**Task details:** Produce an exact copy of all the data below, dropping every image.
[Begin Source excerpt]
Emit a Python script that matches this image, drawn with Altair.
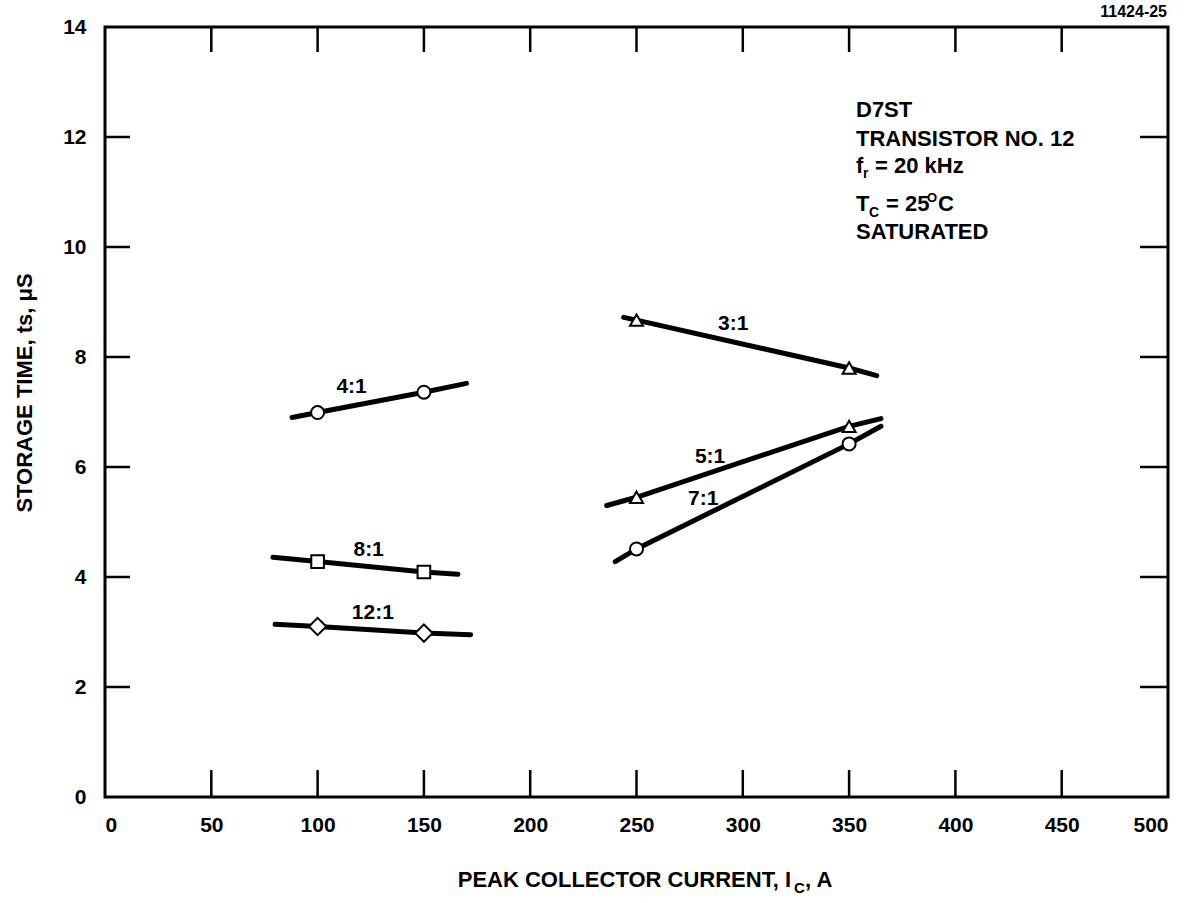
import altair as alt
import pandas as pd

# ---------------- data ----------------
x_ticks = [0, 50, 100, 150, 200, 250, 300, 350, 400, 450, 500]
y_ticks = [0, 2, 4, 6, 8, 10, 12, 14]
inner_x_ticks = [50, 100, 150, 200, 250, 300, 350, 400, 450]
inner_y_ticks = [2, 4, 6, 8, 10, 12]

series_names = ["4:1", "8:1", "12:1", "3:1", "5:1", "7:1"]
line_x = {
    "4:1": [88, 100, 150, 170],
    "8:1": [79, 100, 150, 166],
    "12:1": [80, 100, 150, 172],
    "3:1": [244, 250, 350, 363],
    "5:1": [236, 250, 350, 365],
    "7:1": [240, 250, 350, 365],
}
line_y = {
    "4:1": [6.90, 6.99, 7.36, 7.52],
    "8:1": [4.36, 4.28, 4.09, 4.05],
    "12:1": [3.14, 3.10, 2.98, 2.95],
    "3:1": [8.72, 8.67, 7.80, 7.66],
    "5:1": [5.30, 5.45, 6.74, 6.88],
    "7:1": [4.28, 4.51, 6.42, 6.74],
}
marker_x = {
    "4:1": [100, 150], "8:1": [100, 150], "12:1": [100, 150],
    "3:1": [250, 350], "5:1": [250, 350], "7:1": [250, 350],
}
marker_y = {
    "4:1": [6.99, 7.36], "8:1": [4.28, 4.09], "12:1": [3.10, 2.98],
    "3:1": [8.67, 7.80], "5:1": [5.45, 6.74], "7:1": [4.51, 6.42],
}
marker_shape = {
    "4:1": "circle", "8:1": "square", "12:1": "diamond",
    "3:1": "triangle-up", "5:1": "triangle-up", "7:1": "circle",
}
marker_size = {"circle": 170, "square": 160, "diamond": 300, "triangle-up": 170}
label_x = {"4:1": 116, "8:1": 124, "12:1": 126, "3:1": 295.5, "5:1": 284.6, "7:1": 281.4}
label_y = {"4:1": 7.46, "8:1": 4.49, "12:1": 3.34, "3:1": 8.60, "5:1": 6.19, "7:1": 5.42}

# ---------------- tables ----------------
lines_df = pd.DataFrame(
    [(s, i, x, y) for s in series_names for i, (x, y) in enumerate(zip(line_x[s], line_y[s]))],
    columns=["series", "order", "x", "y"],
)
markers_df = pd.DataFrame(
    [(s, x, y, marker_shape[s], marker_size[marker_shape[s]])
     for s in series_names for x, y in zip(marker_x[s], marker_y[s])],
    columns=["series", "x", "y", "shape", "size"],
)
labels_df = pd.DataFrame(
    [(s, label_x[s], label_y[s]) for s in series_names], columns=["series", "x", "y"]
)
xt_df = pd.DataFrame({"x": inner_x_ticks})
yt_df = pd.DataFrame({"y": inner_y_ticks})

W, H = 1063, 770
FONT = "Liberation Sans"

xscale = alt.Scale(domain=[0, 500], nice=False, zero=False)
yscale = alt.Scale(domain=[0, 14], nice=False, zero=False)

base_x = alt.X(
    "x:Q", scale=xscale,
    axis=alt.Axis(values=x_ticks, format="d", domain=False, ticks=False, grid=False, title=None,
                  labelFont=FONT, labelFontSize=21, labelFontWeight="bold",
                  labelColor="black", labelPadding=17),
)
base_y = alt.Y(
    "y:Q", scale=yscale,
    axis=alt.Axis(values=y_ticks, format="d", domain=False, ticks=False, grid=False, title=None,
                  labelFont=FONT, labelFontSize=21, labelFontWeight="bold",
                  labelColor="black", labelPadding=19),
)

lines = alt.Chart(lines_df).mark_line(
    color="black", strokeWidth=5, strokeCap="round"
).encode(x=base_x, y=base_y, detail="series:N", order="order:Q")

markers = alt.Chart(markers_df).mark_point(
    filled=True, fill="white", stroke="black", strokeWidth=2, opacity=1
).encode(
    x=alt.X("x:Q", scale=xscale), y=alt.Y("y:Q", scale=yscale),
    shape=alt.Shape("shape:N", scale=None),
    size=alt.Size("size:Q", scale=None),
)

labels = alt.Chart(labels_df).mark_text(
    font=FONT, fontSize=21, fontWeight="bold", color="black"
).encode(x=alt.X("x:Q", scale=xscale), y=alt.Y("y:Q", scale=yscale), text="series:N")

tick_style = dict(color="black", strokeWidth=2.5)
bottom_ticks = alt.Chart(xt_df).mark_rule(**tick_style).encode(
    x=alt.X("x:Q", scale=xscale), y=alt.value(H), y2=alt.value(H - 27))
top_ticks = alt.Chart(xt_df).mark_rule(**tick_style).encode(
    x=alt.X("x:Q", scale=xscale), y=alt.value(0), y2=alt.value(25))
left_ticks = alt.Chart(yt_df).mark_rule(**tick_style).encode(
    y=alt.Y("y:Q", scale=yscale), x=alt.value(0), x2=alt.value(25))
right_ticks = alt.Chart(yt_df).mark_rule(**tick_style).encode(
    y=alt.Y("y:Q", scale=yscale), x=alt.value(W), x2=alt.value(W - 28))

# free text pieces: (text, x px, y px, size, align, angle)
pieces = [
    ("D7ST", 751, 83, 22, "left", 0),
    ("TRANSISTOR NO. 12", 751, 112, 22, "left", 0),
    ("f", 751, 139, 22, "left", 0),
    ("r", 758, 147, 14, "left", 0),
    ("= 20 kHz", 770, 139, 22, "left", 0),
    ("T", 751, 177, 22, "left", 0),
    ("C", 764, 186, 14, "left", 0),
    ("= 25", 781, 177, 22, "left", 0),
    ("O", 822, 171, 13, "left", 0),
    ("C", 833, 177, 22, "left", 0),
    ("SATURATED", 751, 205, 22, "left", 0),
    ("11424-25", 1062, -15, 16, "right", 0),
    ("PEAK COLLECTOR CURRENT, I", 686, 853, 22, "right", 0),
    ("C", 689, 861, 15, "left", 0),
    (", A", 700, 853, 22, "left", 0),
    ("STORAGE TIME, ts, \u03bcS", -80, 366, 22, "center", 270),
]
one = pd.DataFrame({"a": [0]})
text_layers = []
for t, px, py, sz, al, ang in pieces:
    kw = dict(text=t, font=FONT, fontSize=sz, fontWeight="bold", color="black",
              align=al, baseline="middle")
    if ang:
        kw["angle"] = ang
    text_layers.append(
        alt.Chart(one).mark_text(**kw).encode(x=alt.value(px), y=alt.value(py))
    )

chart = alt.layer(
    lines, markers, labels, bottom_ticks, top_ticks, left_ticks, right_ticks, *text_layers
).properties(
    width=W, height=H, autosize="none",
    padding={"left": 105, "top": 27, "right": 32, "bottom": 106},
    background="white",
).configure_view(stroke="black", strokeWidth=3)

chart.save("out.html", embed_options={"renderer": "svg", "actions": False})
[End Source excerpt]
**Answer to the exercise:**
Emit a Python script that matches this image, drawn with Altair.
import altair as alt
import pandas as pd

# ---------------- data ----------------
x_ticks = [0, 50, 100, 150, 200, 250, 300, 350, 400, 450, 500]
y_ticks = [0, 2, 4, 6, 8, 10, 12, 14]
inner_x_ticks = [50, 100, 150, 200, 250, 300, 350, 400, 450]
inner_y_ticks = [2, 4, 6, 8, 10, 12]

series_names = ["4:1", "8:1", "12:1", "3:1", "5:1", "7:1"]
line_x = {
    "4:1": [88, 100, 150, 170],
    "8:1": [79, 100, 150, 166],
    "12:1": [80, 100, 150, 172],
    "3:1": [244, 250, 350, 363],
    "5:1": [236, 250, 350, 365],
    "7:1": [240, 250, 350, 365],
}
line_y = {
    "4:1": [6.90, 6.99, 7.36, 7.52],
    "8:1": [4.36, 4.28, 4.09, 4.05],
    "12:1": [3.14, 3.10, 2.98, 2.95],
    "3:1": [8.72, 8.67, 7.80, 7.66],
    "5:1": [5.30, 5.45, 6.74, 6.88],
    "7:1": [4.28, 4.51, 6.42, 6.74],
}
marker_x = {
    "4:1": [100, 150], "8:1": [100, 150], "12:1": [100, 150],
    "3:1": [250, 350], "5:1": [250, 350], "7:1": [250, 350],
}
marker_y = {
    "4:1": [6.99, 7.36], "8:1": [4.28, 4.09], "12:1": [3.10, 2.98],
    "3:1": [8.67, 7.80], "5:1": [5.45, 6.74], "7:1": [4.51, 6.42],
}
marker_shape = {
    "4:1": "circle", "8:1": "square", "12:1": "diamond",
    "3:1": "triangle-up", "5:1": "triangle-up", "7:1": "circle",
}
marker_size = {"circle": 170, "square": 160, "diamond": 300, "triangle-up": 170}
label_x = {"4:1": 116, "8:1": 124, "12:1": 126, "3:1": 295.5, "5:1": 284.6, "7:1": 281.4}
label_y = {"4:1": 7.46, "8:1": 4.49, "12:1": 3.34, "3:1": 8.60, "5:1": 6.19, "7:1": 5.42}

# ---------------- tables ----------------
lines_df = pd.DataFrame(
    [(s, i, x, y) for s in series_names for i, (x, y) in enumerate(zip(line_x[s], line_y[s]))],
    columns=["series", "order", "x", "y"],
)
markers_df = pd.DataFrame(
    [(s, x, y, marker_shape[s], marker_size[marker_shape[s]])
     for s in series_names for x, y in zip(marker_x[s], marker_y[s])],
    columns=["series", "x", "y", "shape", "size"],
)
labels_df = pd.DataFrame(
    [(s, label_x[s], label_y[s]) for s in series_names], columns=["series", "x", "y"]
)
xt_df = pd.DataFrame({"x": inner_x_ticks})
yt_df = pd.DataFrame({"y": inner_y_ticks})

W, H = 1063, 770
FONT = "Liberation Sans"

xscale = alt.Scale(domain=[0, 500], nice=False, zero=False)
yscale = alt.Scale(domain=[0, 14], nice=False, zero=False)

base_x = alt.X(
    "x:Q", scale=xscale,
    axis=alt.Axis(values=x_ticks, format="d", domain=False, ticks=False, grid=False, title=None,
                  labelFont=FONT, labelFontSize=21, labelFontWeight="bold",
                  labelColor="black", labelPadding=17),
)
base_y = alt.Y(
    "y:Q", scale=yscale,
    axis=alt.Axis(values=y_ticks, format="d", domain=False, ticks=False, grid=False, title=None,
                  labelFont=FONT, labelFontSize=21, labelFontWeight="bold",
                  labelColor="black", labelPadding=19),
)

lines = alt.Chart(lines_df).mark_line(
    color="black", strokeWidth=5, strokeCap="round"
).encode(x=base_x, y=base_y, detail="series:N", order="order:Q")

markers = alt.Chart(markers_df).mark_point(
    filled=True, fill="white", stroke="black", strokeWidth=2, opacity=1
).encode(
    x=alt.X("x:Q", scale=xscale), y=alt.Y("y:Q", scale=yscale),
    shape=alt.Shape("shape:N", scale=None),
    size=alt.Size("size:Q", scale=None),
)

labels = alt.Chart(labels_df).mark_text(
    font=FONT, fontSize=21, fontWeight="bold", color="black"
).encode(x=alt.X("x:Q", scale=xscale), y=alt.Y("y:Q", scale=yscale), text="series:N")

tick_style = dict(color="black", strokeWidth=2.5)
bottom_ticks = alt.Chart(xt_df).mark_rule(**tick_style).encode(
    x=alt.X("x:Q", scale=xscale), y=alt.value(H), y2=alt.value(H - 27))
top_ticks = alt.Chart(xt_df).mark_rule(**tick_style).encode(
    x=alt.X("x:Q", scale=xscale), y=alt.value(0), y2=alt.value(25))
left_ticks = alt.Chart(yt_df).mark_rule(**tick_style).encode(
    y=alt.Y("y:Q", scale=yscale), x=alt.value(0), x2=alt.value(25))
right_ticks = alt.Chart(yt_df).mark_rule(**tick_style).encode(
    y=alt.Y("y:Q", scale=yscale), x=alt.value(W), x2=alt.value(W - 28))

# free text pieces: (text, x px, y px, size, align, angle)
pieces = [
    ("D7ST", 751, 83, 22, "left", 0),
    ("TRANSISTOR NO. 12", 751, 112, 22, "left", 0),
    ("f", 751, 139, 22, "left", 0),
    ("r", 758, 147, 14, "left", 0),
    ("= 20 kHz", 770, 139, 22, "left", 0),
    ("T", 751, 177, 22, "left", 0),
    ("C", 764, 186, 14, "left", 0),
    ("= 25", 781, 177, 22, "left", 0),
    ("O", 822, 171, 13, "left", 0),
    ("C", 833, 177, 22, "left", 0),
    ("SATURATED", 751, 205, 22, "left", 0),
    ("11424-25", 1062, -15, 16, "right", 0),
    ("PEAK COLLECTOR CURRENT, I", 686, 853, 22, "right", 0),
    ("C", 689, 861, 15, "left", 0),
    (", A", 700, 853, 22, "left", 0),
    ("STORAGE TIME, ts, \u03bcS", -80, 366, 22, "center", 270),
]
one = pd.DataFrame({"a": [0]})
text_layers = []
for t, px, py, sz, al, ang in pieces:
    kw = dict(text=t, font=FONT, fontSize=sz, fontWeight="bold", color="black",
              align=al, baseline="middle")
    if ang:
        kw["angle"] = ang
    text_layers.append(
        alt.Chart(one).mark_text(**kw).encode(x=alt.value(px), y=alt.value(py))
    )

chart = alt.layer(
    lines, markers, labels, bottom_ticks, top_ticks, left_ticks, right_ticks, *text_layers
).properties(
    width=W, height=H, autosize="none",
    padding={"left": 105, "top": 27, "right": 32, "bottom": 106},
    background="white",
).configure_view(stroke="black", strokeWidth=3)

chart.save("out.html", embed_options={"renderer": "svg", "actions": False})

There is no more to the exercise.